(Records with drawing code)
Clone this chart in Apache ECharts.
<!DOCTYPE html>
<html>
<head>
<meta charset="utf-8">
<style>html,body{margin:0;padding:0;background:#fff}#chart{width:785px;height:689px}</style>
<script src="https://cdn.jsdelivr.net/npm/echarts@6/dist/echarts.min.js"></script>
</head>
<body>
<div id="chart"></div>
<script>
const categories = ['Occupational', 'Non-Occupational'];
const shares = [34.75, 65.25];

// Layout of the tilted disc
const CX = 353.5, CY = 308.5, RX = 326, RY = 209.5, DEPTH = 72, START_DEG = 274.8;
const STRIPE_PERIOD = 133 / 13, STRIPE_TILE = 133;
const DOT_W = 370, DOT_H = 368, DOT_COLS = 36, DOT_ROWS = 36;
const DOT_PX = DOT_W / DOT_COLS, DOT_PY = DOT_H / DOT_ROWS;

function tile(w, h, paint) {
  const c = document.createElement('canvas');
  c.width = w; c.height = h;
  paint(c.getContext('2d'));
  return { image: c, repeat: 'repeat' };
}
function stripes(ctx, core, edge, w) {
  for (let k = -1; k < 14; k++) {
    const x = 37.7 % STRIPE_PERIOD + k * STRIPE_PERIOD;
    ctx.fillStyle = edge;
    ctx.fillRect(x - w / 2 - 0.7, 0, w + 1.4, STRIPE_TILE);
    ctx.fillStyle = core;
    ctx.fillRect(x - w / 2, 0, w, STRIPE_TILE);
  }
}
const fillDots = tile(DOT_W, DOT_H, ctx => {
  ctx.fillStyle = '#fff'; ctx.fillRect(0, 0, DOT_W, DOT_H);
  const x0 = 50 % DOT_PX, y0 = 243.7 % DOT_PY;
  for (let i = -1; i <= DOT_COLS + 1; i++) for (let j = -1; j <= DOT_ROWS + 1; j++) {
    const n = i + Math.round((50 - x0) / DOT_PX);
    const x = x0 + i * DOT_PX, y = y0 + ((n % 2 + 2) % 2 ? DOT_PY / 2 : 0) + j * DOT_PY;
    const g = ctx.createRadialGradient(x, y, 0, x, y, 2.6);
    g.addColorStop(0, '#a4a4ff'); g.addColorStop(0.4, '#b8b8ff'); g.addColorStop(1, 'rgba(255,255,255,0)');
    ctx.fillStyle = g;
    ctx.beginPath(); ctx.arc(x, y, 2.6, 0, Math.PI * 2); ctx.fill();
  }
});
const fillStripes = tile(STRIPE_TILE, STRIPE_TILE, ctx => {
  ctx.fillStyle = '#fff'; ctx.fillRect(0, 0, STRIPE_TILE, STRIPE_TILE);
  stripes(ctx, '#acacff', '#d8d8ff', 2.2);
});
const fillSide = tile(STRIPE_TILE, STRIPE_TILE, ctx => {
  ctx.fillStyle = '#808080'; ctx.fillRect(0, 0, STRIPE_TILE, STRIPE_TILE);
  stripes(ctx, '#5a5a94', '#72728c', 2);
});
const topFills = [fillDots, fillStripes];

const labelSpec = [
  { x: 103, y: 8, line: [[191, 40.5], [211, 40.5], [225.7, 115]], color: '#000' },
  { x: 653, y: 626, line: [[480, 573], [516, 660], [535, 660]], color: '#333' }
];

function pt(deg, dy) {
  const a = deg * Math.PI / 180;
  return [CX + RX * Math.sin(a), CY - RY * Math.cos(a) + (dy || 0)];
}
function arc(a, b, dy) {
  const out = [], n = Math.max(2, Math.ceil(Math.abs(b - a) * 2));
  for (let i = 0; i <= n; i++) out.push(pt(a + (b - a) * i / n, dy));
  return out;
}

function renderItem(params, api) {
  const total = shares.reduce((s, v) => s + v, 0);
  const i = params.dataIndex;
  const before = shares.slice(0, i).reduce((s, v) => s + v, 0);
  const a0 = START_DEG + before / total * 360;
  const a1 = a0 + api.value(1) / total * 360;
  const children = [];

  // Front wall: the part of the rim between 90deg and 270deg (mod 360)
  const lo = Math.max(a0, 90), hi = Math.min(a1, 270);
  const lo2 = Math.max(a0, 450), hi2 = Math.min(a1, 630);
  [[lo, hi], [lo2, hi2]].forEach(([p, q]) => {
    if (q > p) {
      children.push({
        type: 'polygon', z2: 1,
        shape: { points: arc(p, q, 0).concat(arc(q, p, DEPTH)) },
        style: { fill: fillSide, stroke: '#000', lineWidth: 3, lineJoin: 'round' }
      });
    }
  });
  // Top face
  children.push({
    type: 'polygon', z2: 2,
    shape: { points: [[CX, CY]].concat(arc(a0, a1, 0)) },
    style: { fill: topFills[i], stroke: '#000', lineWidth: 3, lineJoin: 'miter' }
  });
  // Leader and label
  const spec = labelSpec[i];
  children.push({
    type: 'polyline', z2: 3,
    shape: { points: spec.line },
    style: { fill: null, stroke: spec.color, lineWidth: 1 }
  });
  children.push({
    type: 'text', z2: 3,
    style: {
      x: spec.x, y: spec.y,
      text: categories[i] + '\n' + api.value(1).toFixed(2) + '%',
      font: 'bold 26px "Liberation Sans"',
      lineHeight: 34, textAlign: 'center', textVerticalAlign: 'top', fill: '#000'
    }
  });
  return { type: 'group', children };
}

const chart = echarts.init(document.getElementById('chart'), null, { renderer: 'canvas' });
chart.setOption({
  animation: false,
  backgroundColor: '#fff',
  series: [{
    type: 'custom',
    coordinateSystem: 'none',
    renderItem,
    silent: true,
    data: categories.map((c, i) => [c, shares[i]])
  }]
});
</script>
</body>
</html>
...
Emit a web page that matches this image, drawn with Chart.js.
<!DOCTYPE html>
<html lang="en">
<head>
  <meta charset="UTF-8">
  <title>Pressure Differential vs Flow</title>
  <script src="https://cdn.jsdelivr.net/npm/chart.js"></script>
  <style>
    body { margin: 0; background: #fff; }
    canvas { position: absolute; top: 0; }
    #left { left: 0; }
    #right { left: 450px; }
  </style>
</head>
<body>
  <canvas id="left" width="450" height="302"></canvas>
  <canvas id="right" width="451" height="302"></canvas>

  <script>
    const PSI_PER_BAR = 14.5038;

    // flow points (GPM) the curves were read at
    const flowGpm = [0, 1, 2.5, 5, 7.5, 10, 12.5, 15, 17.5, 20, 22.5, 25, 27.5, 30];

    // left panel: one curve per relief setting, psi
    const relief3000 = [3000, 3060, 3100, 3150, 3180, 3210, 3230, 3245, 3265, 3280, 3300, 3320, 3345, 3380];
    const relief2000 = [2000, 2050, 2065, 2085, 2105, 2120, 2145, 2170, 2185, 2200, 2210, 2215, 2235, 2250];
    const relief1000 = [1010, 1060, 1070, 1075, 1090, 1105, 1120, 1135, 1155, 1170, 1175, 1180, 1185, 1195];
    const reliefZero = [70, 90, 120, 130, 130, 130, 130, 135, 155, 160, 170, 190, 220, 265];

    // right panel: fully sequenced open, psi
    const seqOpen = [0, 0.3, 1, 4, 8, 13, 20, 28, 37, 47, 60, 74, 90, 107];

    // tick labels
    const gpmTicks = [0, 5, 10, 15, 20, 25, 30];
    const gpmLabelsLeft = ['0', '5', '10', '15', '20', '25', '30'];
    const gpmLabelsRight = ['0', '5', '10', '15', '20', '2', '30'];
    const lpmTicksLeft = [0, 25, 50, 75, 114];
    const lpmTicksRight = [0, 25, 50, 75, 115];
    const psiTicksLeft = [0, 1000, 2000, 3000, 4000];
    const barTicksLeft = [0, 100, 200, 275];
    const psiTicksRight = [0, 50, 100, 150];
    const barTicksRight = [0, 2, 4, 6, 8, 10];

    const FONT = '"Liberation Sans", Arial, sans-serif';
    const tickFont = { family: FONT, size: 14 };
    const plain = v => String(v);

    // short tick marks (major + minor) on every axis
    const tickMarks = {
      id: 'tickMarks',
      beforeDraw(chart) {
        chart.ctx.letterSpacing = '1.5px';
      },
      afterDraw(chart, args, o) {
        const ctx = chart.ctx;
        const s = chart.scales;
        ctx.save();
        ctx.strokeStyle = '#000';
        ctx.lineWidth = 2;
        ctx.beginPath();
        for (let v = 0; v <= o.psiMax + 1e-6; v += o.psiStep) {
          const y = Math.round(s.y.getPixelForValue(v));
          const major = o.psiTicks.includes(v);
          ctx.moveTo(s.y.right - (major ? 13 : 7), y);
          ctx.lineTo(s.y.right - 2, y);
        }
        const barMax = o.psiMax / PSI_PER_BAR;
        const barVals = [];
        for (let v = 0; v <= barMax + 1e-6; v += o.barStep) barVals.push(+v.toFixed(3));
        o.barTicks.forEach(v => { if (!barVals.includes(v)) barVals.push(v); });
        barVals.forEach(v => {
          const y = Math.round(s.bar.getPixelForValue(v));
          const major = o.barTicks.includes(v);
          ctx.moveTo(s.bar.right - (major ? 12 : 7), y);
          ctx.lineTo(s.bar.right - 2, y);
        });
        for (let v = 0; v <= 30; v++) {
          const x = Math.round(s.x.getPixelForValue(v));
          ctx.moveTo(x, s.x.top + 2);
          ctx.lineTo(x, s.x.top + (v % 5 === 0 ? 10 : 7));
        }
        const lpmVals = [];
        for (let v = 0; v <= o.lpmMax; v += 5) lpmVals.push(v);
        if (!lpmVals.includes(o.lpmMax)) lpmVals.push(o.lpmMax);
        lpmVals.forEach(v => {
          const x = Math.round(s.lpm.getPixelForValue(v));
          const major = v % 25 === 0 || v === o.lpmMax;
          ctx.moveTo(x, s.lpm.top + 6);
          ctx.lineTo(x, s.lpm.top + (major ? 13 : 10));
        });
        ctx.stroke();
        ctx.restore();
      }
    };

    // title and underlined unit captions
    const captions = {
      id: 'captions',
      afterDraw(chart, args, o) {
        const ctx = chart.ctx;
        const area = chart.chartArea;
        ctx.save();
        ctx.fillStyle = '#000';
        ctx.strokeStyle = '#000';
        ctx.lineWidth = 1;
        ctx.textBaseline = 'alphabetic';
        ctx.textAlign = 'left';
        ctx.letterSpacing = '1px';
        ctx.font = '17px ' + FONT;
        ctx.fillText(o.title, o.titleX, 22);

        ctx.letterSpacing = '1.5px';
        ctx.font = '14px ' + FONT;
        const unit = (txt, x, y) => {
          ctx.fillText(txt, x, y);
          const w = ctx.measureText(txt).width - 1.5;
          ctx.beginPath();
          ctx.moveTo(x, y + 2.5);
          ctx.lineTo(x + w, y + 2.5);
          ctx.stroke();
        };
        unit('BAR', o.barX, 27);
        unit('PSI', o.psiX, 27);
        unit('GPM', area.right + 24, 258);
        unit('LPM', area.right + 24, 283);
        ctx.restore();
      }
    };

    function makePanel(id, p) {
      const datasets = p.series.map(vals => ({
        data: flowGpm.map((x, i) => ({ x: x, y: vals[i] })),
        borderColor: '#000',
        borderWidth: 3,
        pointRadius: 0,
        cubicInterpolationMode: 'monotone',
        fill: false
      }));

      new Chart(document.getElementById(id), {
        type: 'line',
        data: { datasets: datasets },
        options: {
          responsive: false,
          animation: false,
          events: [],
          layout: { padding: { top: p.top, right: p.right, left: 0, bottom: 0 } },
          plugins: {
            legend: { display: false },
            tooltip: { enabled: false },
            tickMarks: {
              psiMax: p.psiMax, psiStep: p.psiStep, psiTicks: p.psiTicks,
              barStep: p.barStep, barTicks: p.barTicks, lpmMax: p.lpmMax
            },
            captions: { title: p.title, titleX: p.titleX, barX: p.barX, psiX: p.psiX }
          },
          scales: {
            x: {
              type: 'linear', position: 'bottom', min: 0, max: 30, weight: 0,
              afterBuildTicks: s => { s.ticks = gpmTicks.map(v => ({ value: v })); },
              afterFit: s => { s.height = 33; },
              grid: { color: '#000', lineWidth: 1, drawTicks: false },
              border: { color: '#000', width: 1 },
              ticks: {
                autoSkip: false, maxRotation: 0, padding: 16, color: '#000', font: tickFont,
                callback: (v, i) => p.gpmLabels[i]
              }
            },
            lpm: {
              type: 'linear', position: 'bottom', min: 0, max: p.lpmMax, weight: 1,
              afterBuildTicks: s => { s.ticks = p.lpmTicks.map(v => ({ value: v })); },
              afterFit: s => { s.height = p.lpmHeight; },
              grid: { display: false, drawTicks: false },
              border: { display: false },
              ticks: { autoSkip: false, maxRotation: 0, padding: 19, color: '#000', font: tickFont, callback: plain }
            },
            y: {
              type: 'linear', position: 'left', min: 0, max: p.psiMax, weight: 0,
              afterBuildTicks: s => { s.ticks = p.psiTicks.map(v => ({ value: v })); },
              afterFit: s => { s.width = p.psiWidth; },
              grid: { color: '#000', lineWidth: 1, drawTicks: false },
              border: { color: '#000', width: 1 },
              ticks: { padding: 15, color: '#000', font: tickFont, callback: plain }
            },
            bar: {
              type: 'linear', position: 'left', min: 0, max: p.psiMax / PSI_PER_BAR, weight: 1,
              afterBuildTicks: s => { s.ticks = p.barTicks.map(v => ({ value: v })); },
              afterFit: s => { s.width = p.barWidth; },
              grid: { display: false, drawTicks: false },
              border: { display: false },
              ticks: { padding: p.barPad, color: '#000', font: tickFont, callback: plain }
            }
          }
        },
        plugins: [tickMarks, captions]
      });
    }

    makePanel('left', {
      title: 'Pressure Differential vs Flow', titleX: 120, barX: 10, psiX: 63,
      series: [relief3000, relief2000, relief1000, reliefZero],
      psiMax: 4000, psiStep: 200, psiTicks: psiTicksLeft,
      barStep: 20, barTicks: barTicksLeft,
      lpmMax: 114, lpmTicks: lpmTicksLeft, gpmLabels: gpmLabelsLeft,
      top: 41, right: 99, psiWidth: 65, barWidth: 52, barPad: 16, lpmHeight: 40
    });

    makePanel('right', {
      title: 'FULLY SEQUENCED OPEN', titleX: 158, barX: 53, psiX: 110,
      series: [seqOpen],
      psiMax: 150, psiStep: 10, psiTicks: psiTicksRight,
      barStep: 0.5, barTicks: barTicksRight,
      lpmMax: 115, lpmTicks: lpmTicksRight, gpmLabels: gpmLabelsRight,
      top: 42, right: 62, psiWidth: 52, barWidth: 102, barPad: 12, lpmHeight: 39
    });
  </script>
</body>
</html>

(WHAT YOU ARE ASKED TO DO):
Print exactly the lines from the one containing "Emit a web page" to the one containing "const plain = v => String(v);", both included, and nothing else.

(RIGHT ANSWER):
Emit a web page that matches this image, drawn with Chart.js.
<!DOCTYPE html>
<html lang="en">
<head>
  <meta charset="UTF-8">
  <title>Pressure Differential vs Flow</title>
  <script src="https://cdn.jsdelivr.net/npm/chart.js"></script>
  <style>
    body { margin: 0; background: #fff; }
    canvas { position: absolute; top: 0; }
    #left { left: 0; }
    #right { left: 450px; }
  </style>
</head>
<body>
  <canvas id="left" width="450" height="302"></canvas>
  <canvas id="right" width="451" height="302"></canvas>

  <script>
    const PSI_PER_BAR = 14.5038;

    // flow points (GPM) the curves were read at
    const flowGpm = [0, 1, 2.5, 5, 7.5, 10, 12.5, 15, 17.5, 20, 22.5, 25, 27.5, 30];

    // left panel: one curve per relief setting, psi
    const relief3000 = [3000, 3060, 3100, 3150, 3180, 3210, 3230, 3245, 3265, 3280, 3300, 3320, 3345, 3380];
    const relief2000 = [2000, 2050, 2065, 2085, 2105, 2120, 2145, 2170, 2185, 2200, 2210, 2215, 2235, 2250];
    const relief1000 = [1010, 1060, 1070, 1075, 1090, 1105, 1120, 1135, 1155, 1170, 1175, 1180, 1185, 1195];
    const reliefZero = [70, 90, 120, 130, 130, 130, 130, 135, 155, 160, 170, 190, 220, 265];

    // right panel: fully sequenced open, psi
    const seqOpen = [0, 0.3, 1, 4, 8, 13, 20, 28, 37, 47, 60, 74, 90, 107];

    // tick labels
    const gpmTicks = [0, 5, 10, 15, 20, 25, 30];
    const gpmLabelsLeft = ['0', '5', '10', '15', '20', '25', '30'];
    const gpmLabelsRight = ['0', '5', '10', '15', '20', '2', '30'];
    const lpmTicksLeft = [0, 25, 50, 75, 114];
    const lpmTicksRight = [0, 25, 50, 75, 115];
    const psiTicksLeft = [0, 1000, 2000, 3000, 4000];
    const barTicksLeft = [0, 100, 200, 275];
    const psiTicksRight = [0, 50, 100, 150];
    const barTicksRight = [0, 2, 4, 6, 8, 10];

    const FONT = '"Liberation Sans", Arial, sans-serif';
    const tickFont = { family: FONT, size: 14 };
    const plain = v => String(v);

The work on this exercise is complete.